This module focuses on Named Entity Classification. You can evaluate a specific set of features, which you can define by just editing a featureset variable, and get evaluation results as a ROC-curve, a confusion matrix and a more comples classification report. The default setup uses the OntoNotes 2012 corpus in CoNLL format and eleven predefined syntactic features on word and sentence level. For further project details, predefined features, evaluation results and the used literature see the final report in the reports/ folder.
You can find the whole project on GitHub:
https://github.com/MaviccPRP/ml_ner
-
Python 3.4+
- Scikit Learn als Klassifizierer
- liac-arff
- matplotlib
-
WEKA (to watch the .arff files)
-
A valid OntoNotes corpus 2012 in the in the following location: /resources/corpora/multilingual/ontonotes-5.0-conll-2012/conll-2012/v4/data/train/data/english/annotations/nw/
-
To print the ROC curves, you need the
$DISPLAY
environment variable being set.
Until now you can vary the featuresset and evaluate each feature selection individually, by just editing the extract_features variable in the test scripts.

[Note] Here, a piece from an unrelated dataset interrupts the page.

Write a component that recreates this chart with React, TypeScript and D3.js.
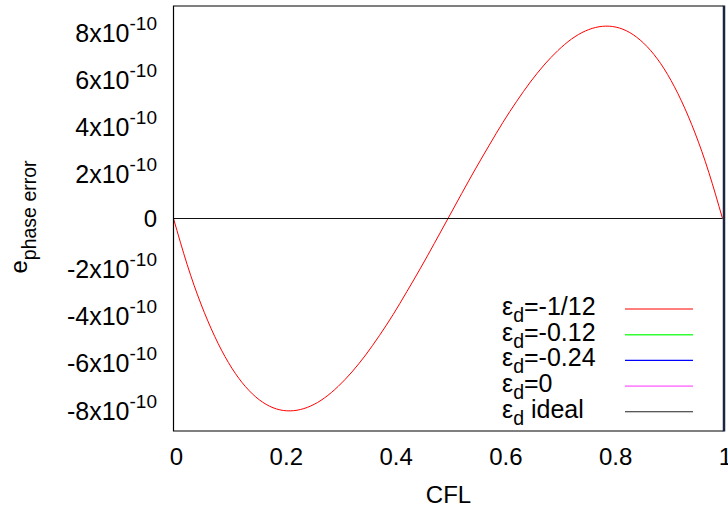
import React from "react";
import * as d3 from "d3";

// CFL sample positions
const cfl = [
  0, 0.025, 0.05, 0.075, 0.1, 0.125, 0.15, 0.175, 0.2, 0.225, 0.25, 0.275, 0.3, 0.325, 0.35,
  0.375, 0.4, 0.425, 0.45, 0.475, 0.5, 0.525, 0.55, 0.575, 0.6, 0.625, 0.65, 0.675, 0.7,
  0.725, 0.75, 0.775, 0.8, 0.825, 0.85, 0.875, 0.9, 0.925, 0.95, 0.975, 1,
];
// phase error in units of 1e-10, eps_d = -1/12
const errMinus1over12 = [
  0, -1.96, -3.62, -4.99, -6.1, -6.95, -7.56, -7.95, -8.13, -8.12, -7.94, -7.6, -7.11, -6.5,
  -5.78, -4.96, -4.07, -3.1, -2.1, -1.06, 0, 1.06, 2.1, 3.1, 4.07, 4.96, 5.78, 6.5, 7.11,
  7.6, 7.94, 8.12, 8.13, 7.95, 7.56, 6.95, 6.1, 4.99, 3.62, 1.96, 0,
];
// ideal: zero everywhere
const idealCfl = [0, 1];
const idealValues = [0, 0];

const xTicks = [0, 0.2, 0.4, 0.6, 0.8, 1];
const xTickLabels = ["0", "0.2", "0.4", "0.6", "0.8", "1"];
const yTicks = [-8, -6, -4, -2, 0, 2, 4, 6, 8];
const yExponent = "-10";

const legendLabels = ["=-1/12", "=-0.12", "=-0.24", "=0", " ideal"];
const legendColors = ["#ff0000", "#33ff33", "#0000ff", "#ff88ff", "#222222"];

const FONT = "'Liberation Sans', Arial, Helvetica, sans-serif";

export default function App() {
  const left = 173.5;
  const right = 722.5;
  const top = 6;
  const bottom = 431;
  const x = d3.scaleLinear().domain([0, 1]).range([left, right]);
  const y = d3.scaleLinear().domain([-9, 9]).range([bottom, top]);

  const line = d3
    .line<number>()
    .x((_, i) => x(cfl[i]))
    .y((d) => y(d))
    .curve(d3.curveNatural);
  const idealLine = d3
    .line<number>()
    .x((_, i) => x(idealCfl[i]))
    .y((d) => y(d));

  const legendTextX = 502;
  const legendBase = 315;
  const legendStep = 25.7;

  return (
    <svg
      width={728}
      height={510}
      style={{ position: "absolute", left: 0, top: 0, background: "#fff" }}
      fontFamily={FONT}
    >
      <rect x={0} y={0} width={728} height={510} fill="#fff" />
      {/* data */}
      <path d={line(errMinus1over12) || ""} fill="none" stroke="#ff0000" strokeWidth={1} />
      <path d={idealLine(idealValues) || ""} fill="none" stroke="#111" strokeWidth={1.1} />

      {/* frame */}
      <path
        d={`M${right + 1},${top} H${left} V${bottom} H${right + 1}`}
        fill="none"
        stroke="#000"
        strokeWidth={1.2}
      />
      <line x1={right + 1.5} x2={right + 1.5} y1={top - 0.5} y2={bottom + 0.5} stroke="#1c2640" strokeWidth={2.5} />

      {/* y ticks labels */}
      {yTicks.map((v) => (
        <text
          key={v}
          x={157}
          y={y(v) + (v === 0 ? 8.6 : 12.2)}
          textAnchor="end"
          fontSize={v === 0 ? 24 : 25}
          fill="#000"
        >
          {v === 0 ? (
            "0"
          ) : (
            <>
              <tspan>{`${v}x10`}</tspan>
              <tspan dy={-12} fontSize={19}>
                {yExponent}
              </tspan>
            </>
          )}
        </text>
      ))}

      {/* x tick labels */}
      {xTicks.map((v, i) => (
        <text key={v} x={x(v) + 3} y={465} textAnchor="middle" fontSize={24} fill="#000">
          {xTickLabels[i]}
        </text>
      ))}

      {/* axis titles */}
      <text x={448.5} y={503} textAnchor="middle" fontSize={24} fill="#000">
        CFL
      </text>
      <text transform="translate(27,217) rotate(-90)" textAnchor="middle" fontSize={24} fill="#000">
        <tspan>e</tspan>
        <tspan dy={9} fontSize={19.5}>
          phase error
        </tspan>
      </text>

      {/* legend */}
      {legendLabels.map((lab, i) => {
        const by = legendBase + i * legendStep;
        return (
          <g key={lab}>
            <text x={legendTextX} y={by} textAnchor="start" fontSize={25} fill="#000">
              <tspan>ε</tspan>
              <tspan dy={7} fontSize={19.5}>
                d
              </tspan>
              <tspan dy={-7}>{lab}</tspan>
            </text>
            <line
              x1={625}
              x2={693}
              y1={by - 6}
              y2={by - 6}
              stroke={legendColors[i]}
              strokeWidth={i === 1 || i === 3 ? 1.6 : 1.1}
            />
          </g>
        );
      })}
    </svg>
  );
}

In the future, we want to implement a module, which is classifiying a predefined list of Named Entities using the command line.
We recommend using a virtual environment for Python 3.

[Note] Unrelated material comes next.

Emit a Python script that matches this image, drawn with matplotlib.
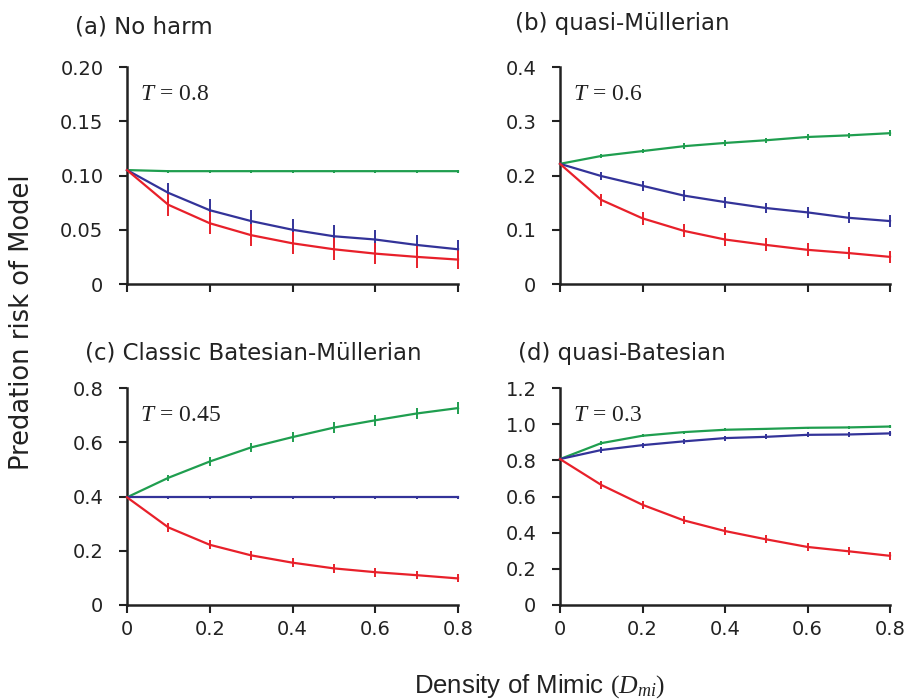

$ virtualenv -p python3 venv
$ source venv/bin/activate
$ pip install -r requirements.txt
Congratulations! You are now ready to evaluate features for Named Entity Classification.
Before starting your evaluations, you can define your featureset in each of the following scripts by editing the extract_features list variable.
To evaluate all features (for a full feature description see, final presentation in reports/) printing the results into a ROC curve, type in the following:
python tests/test_roc_curve.py
Example output ROC curve:
To get known how an optimal ROC curve needs to look like, have a look at the Wikipedia article.
To create an .arff file for further analyses in WEKA, type in:
python tests/test_arff_creator.py
To get a confusion matrix and a full evaluation using scikits classification_report, type in:
python tests/test_scidata_creator_alternative.py
Example output of a confusion matrix and a classification report:
[[348 27 38 0 0]
[ 29 549 10 0 0]
[ 64 52 739 4 0]
[ 0 4 0 583 14]
[ 0 1 0 2 526]]
precision recall f1-score support
PERSON 0.79 0.84 0.81 413
GPE_NORP 0.87 0.93 0.90 588
ORG 0.94 0.86 0.90 859
DATE 0.99 0.97 0.98 601
PERCENT_CARDINAL_MONEY 0.97 0.99 0.98 529
avg / total 0.92 0.92 0.92 2990
Folder structure and classes included:
ml_ner/
├── corpus/
│ └── corpusreader.py
│
├── feature_extrator/
│ ├── arff_scikitdata_creator.py
│ ├── context_helpers.py
│ ├── feature_engeneering_helper.py
│ ├── word_helpers.py
│ └── feature_extractor.py
├── tests/
│ └── evaluation
├── reports
├── docs
└── literature
corpus/
Contains the corpus reader class
feature_extraction/
Contains the feature extractor class and the arff_scikitdata_creator class for creating arff files and scikit instances. Additionally helpers for the feature extractor class.
literature/pdf/
Contains the most important papers, used for this project.
misc/
Contains several lists for feature extraction, e.g. wikipedia titles, name lists and official titles list.
reports/
Contains presentations and the final report
docs/
The python docs for the classes
tests/
Contains several test scripts for the classes. For example usage, see section Code Example
A list of the most important classes used in the project. (*For the full Pythondocs see in docs/ml_ner.html)
-
class ArffAndSciKitDataCreator
Class to create an arff filefrom a given list of features and values created by the corpus_reader and feature_extractor. -
class FeatureExtractor
Class to extract a list of predefined features. -
class CorpusReader
Corpus Reader for the Ontonotes 2012 conll corpus